## Problem to solve
Below are entries. Give back exactly the lines from the one containing "Rebuild this chart" through the one containing "import plotly.graph_objects as go", inclusive, without the pictures.

— begin Data provided —

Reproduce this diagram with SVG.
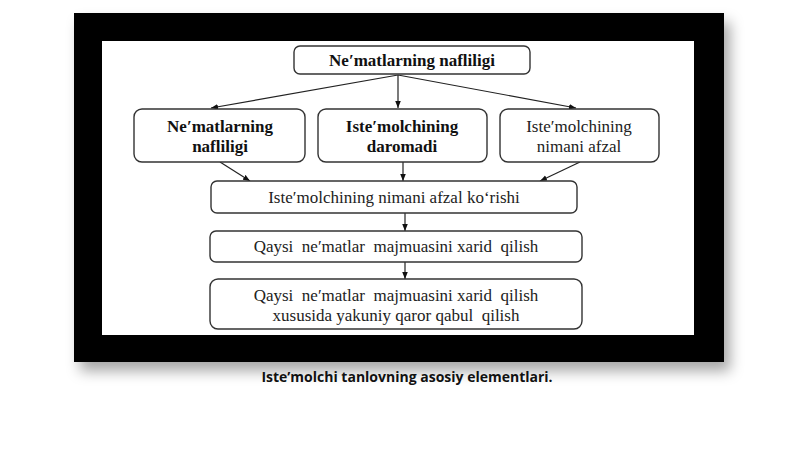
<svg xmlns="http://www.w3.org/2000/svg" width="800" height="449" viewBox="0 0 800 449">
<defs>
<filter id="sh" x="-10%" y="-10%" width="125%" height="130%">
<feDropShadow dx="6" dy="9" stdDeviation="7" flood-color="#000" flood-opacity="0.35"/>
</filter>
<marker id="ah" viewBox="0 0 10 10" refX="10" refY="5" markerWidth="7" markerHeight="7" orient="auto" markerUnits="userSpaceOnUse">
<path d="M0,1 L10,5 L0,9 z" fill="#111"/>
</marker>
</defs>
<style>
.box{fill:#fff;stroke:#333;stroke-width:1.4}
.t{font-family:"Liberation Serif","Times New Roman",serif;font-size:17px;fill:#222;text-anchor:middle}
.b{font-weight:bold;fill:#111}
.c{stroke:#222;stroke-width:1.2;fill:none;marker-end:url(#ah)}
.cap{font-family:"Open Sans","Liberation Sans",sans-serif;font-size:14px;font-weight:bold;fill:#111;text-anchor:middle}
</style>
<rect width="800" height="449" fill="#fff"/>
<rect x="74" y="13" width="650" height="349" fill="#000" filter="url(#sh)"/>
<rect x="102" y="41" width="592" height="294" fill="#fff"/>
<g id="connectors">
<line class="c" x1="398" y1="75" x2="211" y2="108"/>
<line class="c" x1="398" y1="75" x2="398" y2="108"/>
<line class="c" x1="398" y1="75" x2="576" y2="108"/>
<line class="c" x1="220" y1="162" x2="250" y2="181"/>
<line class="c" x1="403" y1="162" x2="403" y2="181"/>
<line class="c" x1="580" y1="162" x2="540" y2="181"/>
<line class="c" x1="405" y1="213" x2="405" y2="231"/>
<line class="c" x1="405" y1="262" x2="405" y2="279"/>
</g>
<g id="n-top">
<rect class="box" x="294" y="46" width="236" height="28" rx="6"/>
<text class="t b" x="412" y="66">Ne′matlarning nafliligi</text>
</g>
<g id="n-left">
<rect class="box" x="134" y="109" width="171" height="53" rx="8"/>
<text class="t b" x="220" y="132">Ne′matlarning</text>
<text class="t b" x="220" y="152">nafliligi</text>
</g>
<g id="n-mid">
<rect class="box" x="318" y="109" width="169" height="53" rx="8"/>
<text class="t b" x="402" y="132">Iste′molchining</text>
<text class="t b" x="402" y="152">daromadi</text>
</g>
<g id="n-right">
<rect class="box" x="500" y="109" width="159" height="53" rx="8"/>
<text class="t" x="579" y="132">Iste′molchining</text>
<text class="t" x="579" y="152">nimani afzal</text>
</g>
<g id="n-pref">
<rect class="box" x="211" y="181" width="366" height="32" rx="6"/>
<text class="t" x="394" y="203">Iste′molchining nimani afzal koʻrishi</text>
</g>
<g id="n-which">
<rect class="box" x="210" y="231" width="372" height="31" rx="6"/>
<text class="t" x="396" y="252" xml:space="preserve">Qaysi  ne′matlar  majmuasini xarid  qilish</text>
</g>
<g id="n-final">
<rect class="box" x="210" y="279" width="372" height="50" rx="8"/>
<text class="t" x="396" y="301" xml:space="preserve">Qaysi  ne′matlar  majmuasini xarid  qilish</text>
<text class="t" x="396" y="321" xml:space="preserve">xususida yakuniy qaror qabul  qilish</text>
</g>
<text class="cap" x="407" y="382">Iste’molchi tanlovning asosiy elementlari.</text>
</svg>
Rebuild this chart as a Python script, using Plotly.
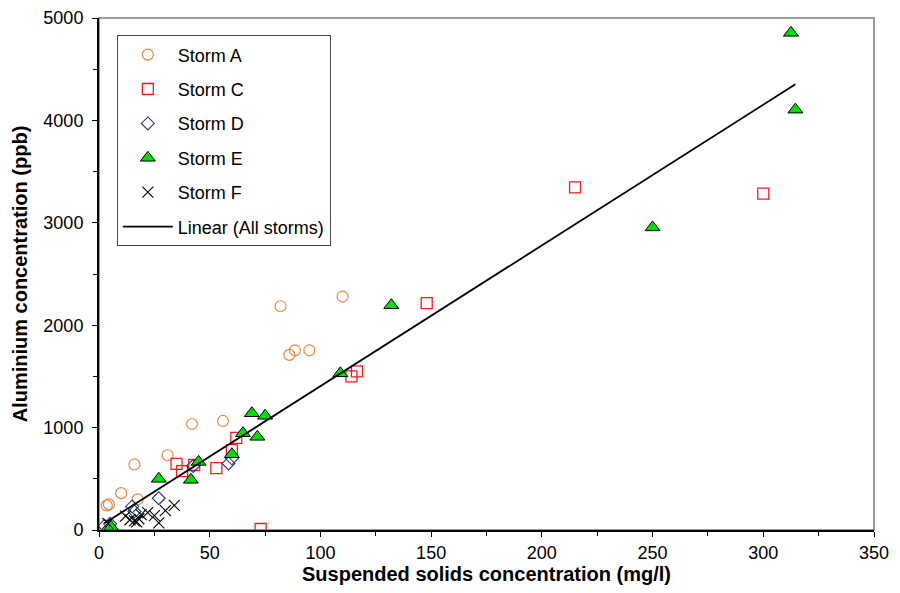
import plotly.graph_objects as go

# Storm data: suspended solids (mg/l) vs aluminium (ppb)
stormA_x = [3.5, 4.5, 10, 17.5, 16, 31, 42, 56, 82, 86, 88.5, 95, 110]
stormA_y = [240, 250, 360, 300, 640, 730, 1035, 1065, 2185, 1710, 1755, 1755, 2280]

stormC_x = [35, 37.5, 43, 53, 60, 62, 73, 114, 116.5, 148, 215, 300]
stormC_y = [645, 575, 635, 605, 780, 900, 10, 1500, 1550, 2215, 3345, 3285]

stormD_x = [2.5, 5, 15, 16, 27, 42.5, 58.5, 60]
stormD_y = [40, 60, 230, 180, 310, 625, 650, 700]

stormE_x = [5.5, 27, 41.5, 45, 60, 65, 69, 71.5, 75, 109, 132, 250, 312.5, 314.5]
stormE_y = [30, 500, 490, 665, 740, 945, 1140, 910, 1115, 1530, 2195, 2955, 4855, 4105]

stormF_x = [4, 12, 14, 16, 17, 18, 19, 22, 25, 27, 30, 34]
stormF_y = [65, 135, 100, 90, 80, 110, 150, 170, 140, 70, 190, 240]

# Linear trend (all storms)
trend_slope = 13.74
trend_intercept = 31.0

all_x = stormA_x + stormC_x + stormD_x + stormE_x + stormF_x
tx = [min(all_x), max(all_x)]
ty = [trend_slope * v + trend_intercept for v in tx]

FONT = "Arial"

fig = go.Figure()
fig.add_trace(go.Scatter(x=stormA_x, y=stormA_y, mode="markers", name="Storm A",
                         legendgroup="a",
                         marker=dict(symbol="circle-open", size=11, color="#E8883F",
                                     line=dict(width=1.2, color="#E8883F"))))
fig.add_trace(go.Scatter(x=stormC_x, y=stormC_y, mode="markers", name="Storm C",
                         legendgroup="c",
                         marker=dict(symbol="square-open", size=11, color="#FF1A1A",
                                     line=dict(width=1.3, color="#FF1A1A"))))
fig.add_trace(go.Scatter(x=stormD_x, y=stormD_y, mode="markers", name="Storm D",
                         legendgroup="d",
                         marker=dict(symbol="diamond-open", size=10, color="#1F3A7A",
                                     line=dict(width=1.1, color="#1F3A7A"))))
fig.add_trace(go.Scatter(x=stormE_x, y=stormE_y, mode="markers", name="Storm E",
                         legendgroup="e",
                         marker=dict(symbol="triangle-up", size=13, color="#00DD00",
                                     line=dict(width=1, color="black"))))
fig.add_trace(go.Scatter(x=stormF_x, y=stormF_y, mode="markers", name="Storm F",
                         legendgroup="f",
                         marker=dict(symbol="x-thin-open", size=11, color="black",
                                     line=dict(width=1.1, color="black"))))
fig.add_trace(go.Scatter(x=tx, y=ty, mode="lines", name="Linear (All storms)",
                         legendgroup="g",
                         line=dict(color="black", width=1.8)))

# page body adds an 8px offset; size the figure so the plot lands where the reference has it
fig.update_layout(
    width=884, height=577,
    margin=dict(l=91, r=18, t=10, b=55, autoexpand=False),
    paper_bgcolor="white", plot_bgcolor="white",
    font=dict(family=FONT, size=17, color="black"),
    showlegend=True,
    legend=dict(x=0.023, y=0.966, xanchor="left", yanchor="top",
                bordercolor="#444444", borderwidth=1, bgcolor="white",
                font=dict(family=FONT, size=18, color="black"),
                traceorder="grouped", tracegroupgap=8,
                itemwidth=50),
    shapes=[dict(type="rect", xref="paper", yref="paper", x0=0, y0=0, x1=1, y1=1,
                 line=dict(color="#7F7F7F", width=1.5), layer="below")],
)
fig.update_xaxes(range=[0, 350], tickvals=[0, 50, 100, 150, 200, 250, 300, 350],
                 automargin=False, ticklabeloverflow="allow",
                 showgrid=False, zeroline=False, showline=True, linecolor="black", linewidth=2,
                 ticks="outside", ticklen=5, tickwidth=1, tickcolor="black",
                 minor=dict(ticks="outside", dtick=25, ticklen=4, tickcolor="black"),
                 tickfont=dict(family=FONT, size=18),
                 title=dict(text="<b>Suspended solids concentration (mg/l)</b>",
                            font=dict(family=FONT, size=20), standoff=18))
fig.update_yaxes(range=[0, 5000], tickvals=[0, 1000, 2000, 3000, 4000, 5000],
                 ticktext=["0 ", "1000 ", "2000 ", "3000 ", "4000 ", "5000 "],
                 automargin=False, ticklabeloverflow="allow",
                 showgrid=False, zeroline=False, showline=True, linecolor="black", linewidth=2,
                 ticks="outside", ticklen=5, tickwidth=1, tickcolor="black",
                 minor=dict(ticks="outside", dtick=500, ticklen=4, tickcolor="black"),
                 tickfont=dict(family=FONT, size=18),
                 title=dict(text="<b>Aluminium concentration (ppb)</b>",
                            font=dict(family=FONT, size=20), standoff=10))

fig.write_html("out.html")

— end Data provided —

## Result
Rebuild this chart as a Python script, using Plotly.
import plotly.graph_objects as go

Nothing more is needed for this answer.